The weaknesses of Seth’s approach to science show up best, I think, in how he ate. Although he considered ours the “sanest” diet book, he didn’t eat our diet. He prized his own experimental results above all else. If an experiment persuaded him that eating something would improve his health, he ate it.

To my mind, this led him on a somewhat fanciful peregrination through dietary parameter space. His approach risked two pitfalls:

  • In any complex optimization problem, a sequence of small improvements does not lead to a global optimum, for the same reason that climbing ever upwards does not lead to the top of the world’s highest peak. Odds are, it leads to the top of a small hillock from which there is nowhere to go. Without a larger view of the landscape, enabling one to find the vicinity of the highest peak, there is no way to guarantee a good outcome through a series of experiments.
  • Even a local optimum – the top of our small hillock – may be unreachable if one cannot accurately assess health. Seth’s experiments typically lasted days to weeks. But most modern health problems take 60 years to develop. So there was no way for Seth to directly appraise whether his diet would generate good health or poor health; he had to appraise its effect on readily measurable, quick-adjusting biomarkers. But how do we know those biomarkers are reliable indicators of overall health?

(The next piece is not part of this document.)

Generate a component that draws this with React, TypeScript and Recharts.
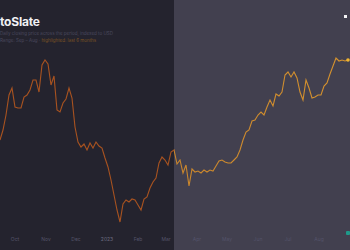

It is because of these two problems that our book, Perfect Health Diet, rejected experimental approaches to dietary science, and relied upon novel approaches grounded in evolutionary biology, and molecular and cellular biology.

But Seth was wedded to experimentation as a scientific methodology. This worked well as long as he was using sleep quality as a biomarker, since sleep quality is close to 100% correlated with health. He entered riskier ground, I think, when he selected reaction time as a biomarker to optimize. I doubt this has a simple relationship to health; I suspect one can improve reaction time while damaging health. And when optimizing this biomarker led him to consume large amounts of butter on top of large amounts of flaxseed oil, I think he should have recalled the arguments of our book, and been more persuaded by them than he was.

We never had a chance to discuss this issue. There were always topics other than diet to interest us when we were together.

Ironically, had he lived we might have discussed this by now. Seth and Bryan Davis of the Ask Bryan Podcast were launching a podcast devoted to stories of personal science, and had selected me to be their first guest. The day after Seth’s death, Bryan wrote, “Did you record that interview? I hope so. I sincerely hope so. Perhaps the final recorded words from Seth?” Alas, it will never be.

Seth had as much influence on this blog as any one. A Google search of this blog for his name yields 741 hits, more than almost any one else.

Seth was – and this is the highest praise I can give – a true scientist. He loved the truth, and worked ardently to discover it. He was creative and insightful. His death is a grievous loss.